- What you have to do: No pictures go into the copy. Write out exactly the lines below from the one containing "Emit a Python" through the one containing "ax = fig.add_axes([fx(350.75), fy(814.4), 1483".

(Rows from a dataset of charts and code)
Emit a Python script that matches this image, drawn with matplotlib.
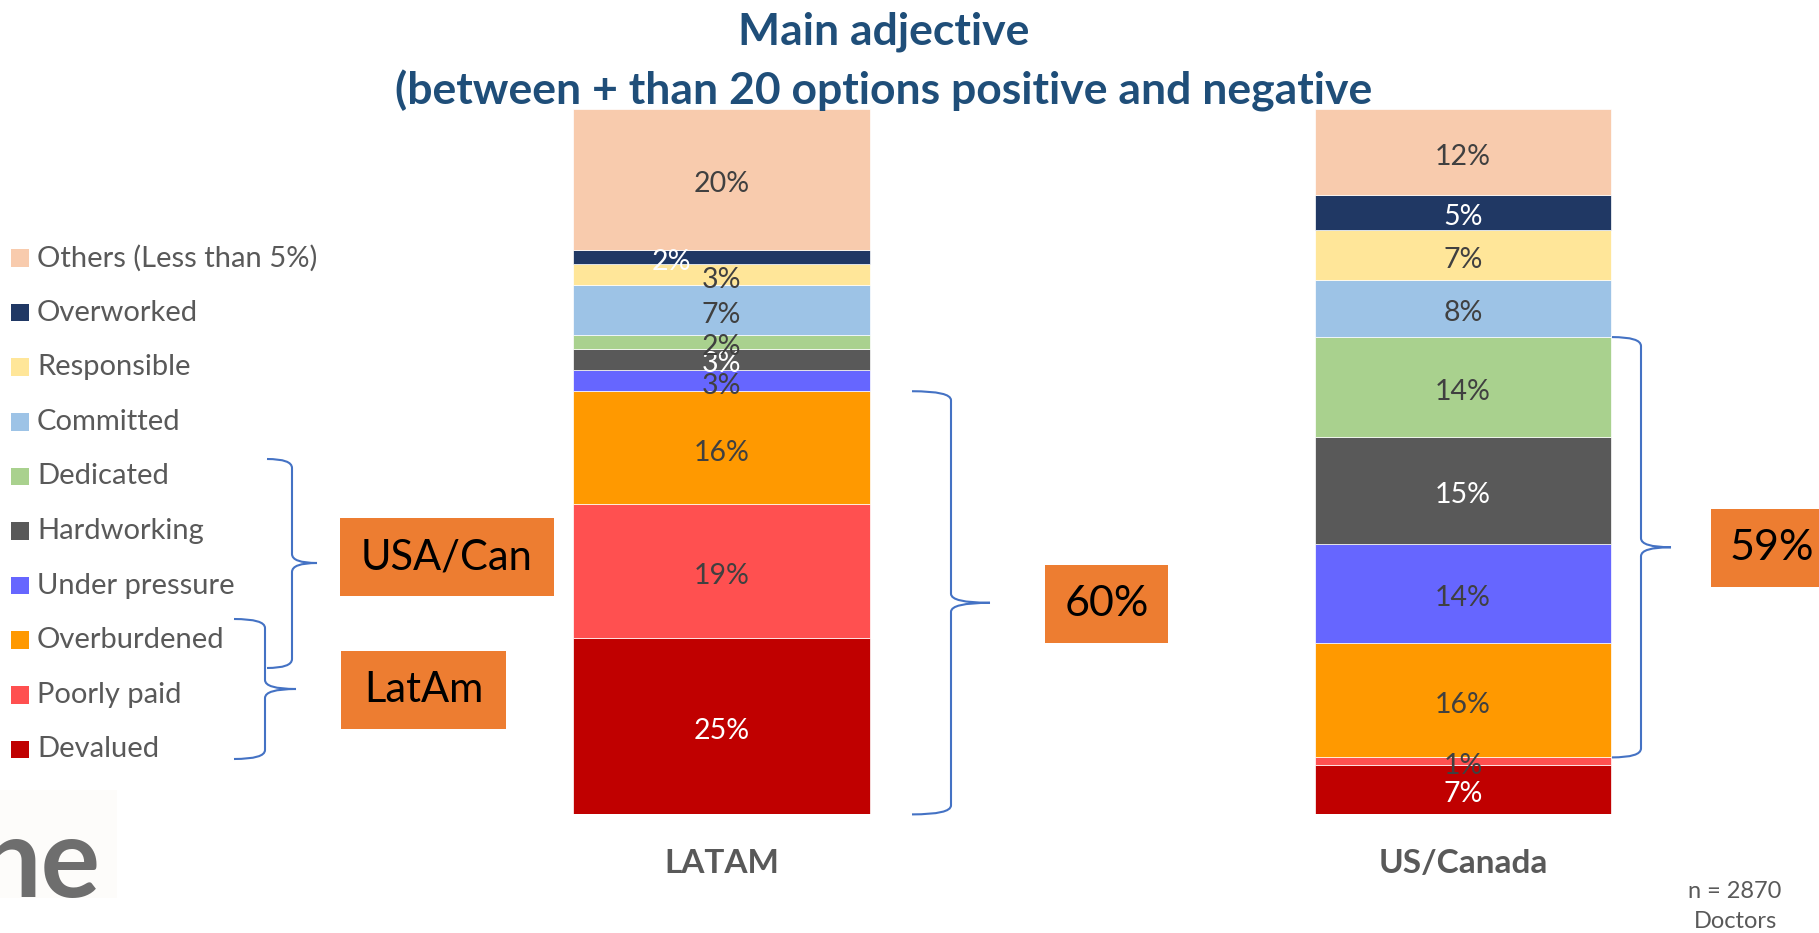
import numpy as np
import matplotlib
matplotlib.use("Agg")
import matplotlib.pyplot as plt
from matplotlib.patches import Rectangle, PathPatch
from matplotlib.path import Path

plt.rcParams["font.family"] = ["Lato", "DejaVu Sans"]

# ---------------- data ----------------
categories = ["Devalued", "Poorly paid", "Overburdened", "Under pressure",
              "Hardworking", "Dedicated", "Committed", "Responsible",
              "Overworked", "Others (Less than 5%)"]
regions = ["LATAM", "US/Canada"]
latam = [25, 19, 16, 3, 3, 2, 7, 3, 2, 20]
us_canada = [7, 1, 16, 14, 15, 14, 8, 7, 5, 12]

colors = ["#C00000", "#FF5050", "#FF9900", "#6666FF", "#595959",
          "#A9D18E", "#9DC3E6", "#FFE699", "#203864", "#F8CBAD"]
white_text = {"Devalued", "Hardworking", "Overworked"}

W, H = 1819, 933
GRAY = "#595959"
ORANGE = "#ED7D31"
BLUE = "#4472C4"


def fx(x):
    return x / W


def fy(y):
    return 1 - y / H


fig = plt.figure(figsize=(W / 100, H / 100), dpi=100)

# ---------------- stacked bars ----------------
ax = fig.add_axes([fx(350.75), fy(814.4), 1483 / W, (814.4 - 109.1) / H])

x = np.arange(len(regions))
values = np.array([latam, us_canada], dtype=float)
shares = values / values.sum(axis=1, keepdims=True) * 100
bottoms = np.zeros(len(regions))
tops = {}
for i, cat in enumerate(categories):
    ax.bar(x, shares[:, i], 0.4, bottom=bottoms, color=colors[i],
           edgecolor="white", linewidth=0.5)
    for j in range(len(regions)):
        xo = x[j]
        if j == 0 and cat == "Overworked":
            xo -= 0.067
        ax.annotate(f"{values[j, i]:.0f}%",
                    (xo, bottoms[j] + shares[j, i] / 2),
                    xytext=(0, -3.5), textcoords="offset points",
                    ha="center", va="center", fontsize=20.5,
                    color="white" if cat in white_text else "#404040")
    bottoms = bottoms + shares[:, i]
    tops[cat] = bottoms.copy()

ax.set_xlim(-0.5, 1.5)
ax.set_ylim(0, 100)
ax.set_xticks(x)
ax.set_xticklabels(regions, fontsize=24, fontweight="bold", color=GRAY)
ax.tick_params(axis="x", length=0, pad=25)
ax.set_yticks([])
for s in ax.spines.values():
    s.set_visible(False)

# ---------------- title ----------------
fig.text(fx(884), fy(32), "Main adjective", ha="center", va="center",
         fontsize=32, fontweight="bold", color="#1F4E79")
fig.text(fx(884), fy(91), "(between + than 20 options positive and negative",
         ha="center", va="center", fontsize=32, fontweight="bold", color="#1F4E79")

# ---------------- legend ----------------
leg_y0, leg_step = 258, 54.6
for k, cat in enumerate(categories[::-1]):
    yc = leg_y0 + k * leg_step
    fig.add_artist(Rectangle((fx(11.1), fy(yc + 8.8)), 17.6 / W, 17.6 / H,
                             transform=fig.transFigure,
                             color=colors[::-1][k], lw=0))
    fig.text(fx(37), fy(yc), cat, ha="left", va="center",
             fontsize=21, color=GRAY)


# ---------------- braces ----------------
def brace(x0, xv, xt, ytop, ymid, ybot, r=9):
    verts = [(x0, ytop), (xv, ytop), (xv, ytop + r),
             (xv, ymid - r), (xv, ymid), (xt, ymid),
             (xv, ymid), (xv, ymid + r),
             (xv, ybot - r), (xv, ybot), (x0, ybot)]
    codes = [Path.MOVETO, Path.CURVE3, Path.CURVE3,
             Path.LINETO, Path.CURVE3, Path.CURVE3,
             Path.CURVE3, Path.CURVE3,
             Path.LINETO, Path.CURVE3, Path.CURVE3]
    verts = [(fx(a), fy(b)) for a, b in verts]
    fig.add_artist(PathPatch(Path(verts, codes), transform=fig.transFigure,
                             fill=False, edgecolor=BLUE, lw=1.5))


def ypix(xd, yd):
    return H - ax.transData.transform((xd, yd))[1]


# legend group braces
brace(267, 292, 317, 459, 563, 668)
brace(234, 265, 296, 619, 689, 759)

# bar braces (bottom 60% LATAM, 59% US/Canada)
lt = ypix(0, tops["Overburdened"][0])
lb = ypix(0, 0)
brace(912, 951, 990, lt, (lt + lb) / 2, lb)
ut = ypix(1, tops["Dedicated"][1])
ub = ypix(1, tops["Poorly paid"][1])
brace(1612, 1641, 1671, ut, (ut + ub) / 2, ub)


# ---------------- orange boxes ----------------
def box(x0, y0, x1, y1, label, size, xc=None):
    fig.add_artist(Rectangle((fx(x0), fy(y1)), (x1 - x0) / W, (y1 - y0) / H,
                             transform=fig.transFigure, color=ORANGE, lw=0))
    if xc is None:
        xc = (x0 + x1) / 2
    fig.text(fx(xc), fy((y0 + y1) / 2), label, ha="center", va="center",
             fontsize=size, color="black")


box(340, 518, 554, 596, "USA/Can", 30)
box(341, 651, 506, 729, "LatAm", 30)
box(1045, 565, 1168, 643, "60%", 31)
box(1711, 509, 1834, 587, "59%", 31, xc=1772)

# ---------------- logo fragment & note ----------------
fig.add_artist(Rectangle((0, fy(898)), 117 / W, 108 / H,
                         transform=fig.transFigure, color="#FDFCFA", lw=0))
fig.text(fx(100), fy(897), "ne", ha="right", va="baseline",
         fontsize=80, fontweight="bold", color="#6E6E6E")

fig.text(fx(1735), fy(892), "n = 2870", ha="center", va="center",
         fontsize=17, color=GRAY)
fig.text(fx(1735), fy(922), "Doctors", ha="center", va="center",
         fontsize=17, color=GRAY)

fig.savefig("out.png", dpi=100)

* * *

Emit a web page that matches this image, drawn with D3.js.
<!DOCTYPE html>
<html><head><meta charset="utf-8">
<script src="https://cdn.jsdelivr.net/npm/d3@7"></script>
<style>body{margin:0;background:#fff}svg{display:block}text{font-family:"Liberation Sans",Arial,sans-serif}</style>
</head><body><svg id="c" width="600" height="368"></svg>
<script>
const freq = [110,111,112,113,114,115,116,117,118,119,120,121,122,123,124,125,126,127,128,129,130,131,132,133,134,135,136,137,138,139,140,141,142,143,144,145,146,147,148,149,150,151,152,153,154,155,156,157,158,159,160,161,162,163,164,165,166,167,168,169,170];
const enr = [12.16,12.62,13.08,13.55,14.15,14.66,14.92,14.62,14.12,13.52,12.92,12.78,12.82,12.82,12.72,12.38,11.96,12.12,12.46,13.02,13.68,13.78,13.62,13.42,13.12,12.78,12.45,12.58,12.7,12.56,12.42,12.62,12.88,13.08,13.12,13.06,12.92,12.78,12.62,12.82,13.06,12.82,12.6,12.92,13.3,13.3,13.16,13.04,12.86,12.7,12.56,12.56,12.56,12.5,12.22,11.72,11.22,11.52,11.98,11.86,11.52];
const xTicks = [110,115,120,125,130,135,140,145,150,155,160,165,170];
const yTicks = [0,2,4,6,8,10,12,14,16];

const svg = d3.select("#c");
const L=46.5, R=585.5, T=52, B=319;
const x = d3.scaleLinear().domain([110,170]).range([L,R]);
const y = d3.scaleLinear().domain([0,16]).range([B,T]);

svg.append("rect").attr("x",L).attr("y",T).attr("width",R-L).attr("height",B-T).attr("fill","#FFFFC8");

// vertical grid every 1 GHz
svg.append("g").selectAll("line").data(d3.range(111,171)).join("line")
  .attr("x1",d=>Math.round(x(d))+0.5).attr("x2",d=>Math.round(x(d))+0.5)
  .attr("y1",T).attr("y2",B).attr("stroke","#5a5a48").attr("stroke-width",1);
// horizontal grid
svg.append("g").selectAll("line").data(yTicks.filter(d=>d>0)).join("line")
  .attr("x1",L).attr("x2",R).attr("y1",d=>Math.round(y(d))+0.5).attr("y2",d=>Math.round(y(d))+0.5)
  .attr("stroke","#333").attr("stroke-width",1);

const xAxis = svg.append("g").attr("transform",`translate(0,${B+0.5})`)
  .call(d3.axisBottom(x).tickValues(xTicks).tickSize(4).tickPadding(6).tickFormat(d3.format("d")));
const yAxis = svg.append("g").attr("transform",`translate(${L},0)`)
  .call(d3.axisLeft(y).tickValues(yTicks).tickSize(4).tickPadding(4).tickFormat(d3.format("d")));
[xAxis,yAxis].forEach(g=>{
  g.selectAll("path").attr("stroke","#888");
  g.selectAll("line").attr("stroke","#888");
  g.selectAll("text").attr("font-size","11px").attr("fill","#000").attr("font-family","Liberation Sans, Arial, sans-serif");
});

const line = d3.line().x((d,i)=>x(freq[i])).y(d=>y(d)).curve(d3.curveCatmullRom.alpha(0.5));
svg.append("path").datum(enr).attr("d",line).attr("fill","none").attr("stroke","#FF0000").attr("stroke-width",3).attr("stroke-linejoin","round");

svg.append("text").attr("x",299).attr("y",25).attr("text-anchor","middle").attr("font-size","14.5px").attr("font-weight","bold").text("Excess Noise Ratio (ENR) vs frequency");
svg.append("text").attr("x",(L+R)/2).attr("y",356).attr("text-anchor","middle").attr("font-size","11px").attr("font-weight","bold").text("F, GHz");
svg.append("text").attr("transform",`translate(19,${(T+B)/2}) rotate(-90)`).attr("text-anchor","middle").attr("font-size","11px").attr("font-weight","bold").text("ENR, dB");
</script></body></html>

- Output of the task:
Emit a Python script that matches this image, drawn with matplotlib.
import numpy as np
import matplotlib
matplotlib.use("Agg")
import matplotlib.pyplot as plt
from matplotlib.patches import Rectangle, PathPatch
from matplotlib.path import Path

plt.rcParams["font.family"] = ["Lato", "DejaVu Sans"]

# ---------------- data ----------------
categories = ["Devalued", "Poorly paid", "Overburdened", "Under pressure",
              "Hardworking", "Dedicated", "Committed", "Responsible",
              "Overworked", "Others (Less than 5%)"]
regions = ["LATAM", "US/Canada"]
latam = [25, 19, 16, 3, 3, 2, 7, 3, 2, 20]
us_canada = [7, 1, 16, 14, 15, 14, 8, 7, 5, 12]

colors = ["#C00000", "#FF5050", "#FF9900", "#6666FF", "#595959",
          "#A9D18E", "#9DC3E6", "#FFE699", "#203864", "#F8CBAD"]
white_text = {"Devalued", "Hardworking", "Overworked"}

W, H = 1819, 933
GRAY = "#595959"
ORANGE = "#ED7D31"
BLUE = "#4472C4"


def fx(x):
    return x / W


def fy(y):
    return 1 - y / H


fig = plt.figure(figsize=(W / 100, H / 100), dpi=100)

# ---------------- stacked bars ----------------
ax = fig.add_axes([fx(350.75), fy(814.4), 1483 / W, (814.4 - 109.1) / H])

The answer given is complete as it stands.